The People's Party always took a low, even an embittered, view of those who were thought of as its "natural" supporters. In succeeding years that view has become, if anything, even less exalted. That is why the imposition of postal voting on large parts of the North - exceeding the areas recommended experimentally by the Electoral Commission - is so odd. It is not surprising that the authorities have made a mess of things. Given the present state of the Royal Mail, or whatever it now calls itself, who could expect anything else? What is surprising is that the venture was embarked on at all. For the wisdom of the wise in Labour circles was always that postal voting benefited the Conservatives and the Liberals, as they were then named. That was because they were not only more conscientious naturally but more accustomed to dealing with envelopes and bits of paper in their daily lives.

Yet the strongest exponent of postal voting was, it seems, Mr John Prescott, the nearest thing in the present cabinet to the Keeper of the Cloth Cap. Mr Prescott now clearly sees himself as a person of influence, not only over voting systems but over the succession to Mr Blair.

It may be worth recalling, by the way, that in his observations to The Times a few weeks ago he did not once say that the tectonic plates were shifting. "Tectonic" is, after all, a big word, like "marmalade" or "stepladder". What Mr Prescott said was that the plates were shifting. This was clearly a reference - an insight which I owe to the acuity of Mr Simon Hoggart of The Guardian - to Mr Prescott's days at sea, as a purser. There is an old naval saying, deriving from the Napoleonic Wars, though unmentioned in the standard works on that period or even in the novels of Patrick O'Brian: "When plates are shifting, storm be brewing." That was evidently what Mr Prescott had in mind.

But politics is such a strange business that the leader who is in the eye of any storm that may be brewing by the end of the week looks like being Mr Michael Howard rather than Mr Blair. He is an innocent party, or as much of one as there usually is in politics. His idea for a referendum on the European constitution (which many voters understandably confuse with a referendum on the euro) was adopted by Mr Blair to please Mr Rupert Murdoch.

Last week Mr Howard, foolishly rather than opportunistically, said that he supported demonstrations against the price of petrol. He was then forced into reverse gear and said that he supported them only if they did not cause "disruption". Of what earthly use to anyone, I should like to know, is a demonstration unless it inconveniences somebody at some stage?

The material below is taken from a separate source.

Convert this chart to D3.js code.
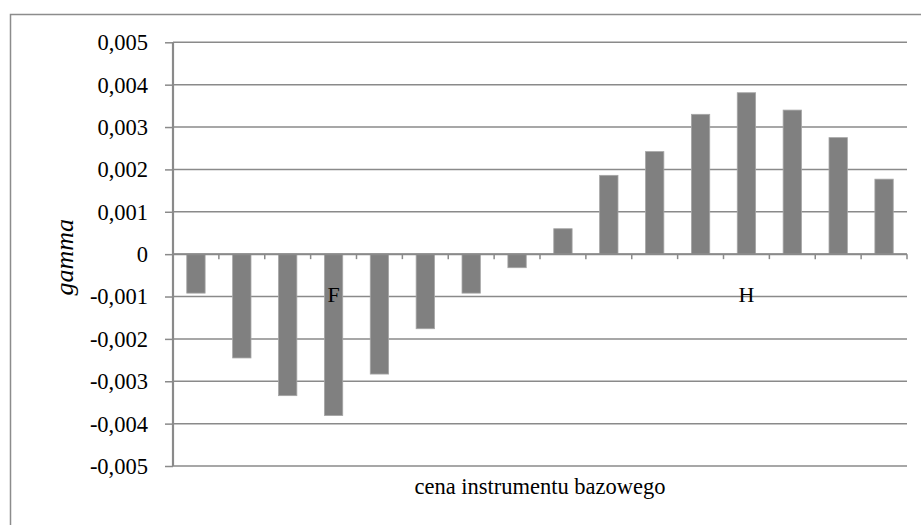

But his heaviest burden was the UK Independence Party. Its greatest strength, from the point of view of those looking at newspaper coverage, is that for the European elections two of its supporters are better known than any two from any other party. They are Miss Joan Collins and Mr Robert Kilroy-Silk.

Miss Collins, as the boxing posters of my youth used to put it, needs no introduction, though that was usually because the promoters could not think of anything further to say about the fighter in question, which is certainly not true of Miss Collins. Mr Kilroy-Silk was a perfectly serious and, in his way, valuable Labour backbencher from 1974 to 1986. For instance, he tried to do something about the legitimised bullying that went on in youth detention centres. He has, it is true, moved somewhat to the right since those days: but then, so also have many others too. And while Ms Patricia Hewitt, say, used to be a raving lunatic, Mr Kilroy-Silk was always comparatively sane.

Has anyone else noticed that all three of our leaders are now addicted to pop music? Mr Blair not only had his undergraduate band but retains his clear preferences, or prejudices, whose music he plays regularly. Mr Howard recently brought the House down - the members, unlike me, took the reference - when he quoted the Beach Boys' words "Help me ..." in relation to the MP for Rhondda, the super-Blairite Mr Chris Bryant. And only last week Mr Charles Kennedy confessed on BBC television that every day he liked, if possible, to listen to something by Mr David Bowie. They are all clearly suffering from brain-rot. God help us all!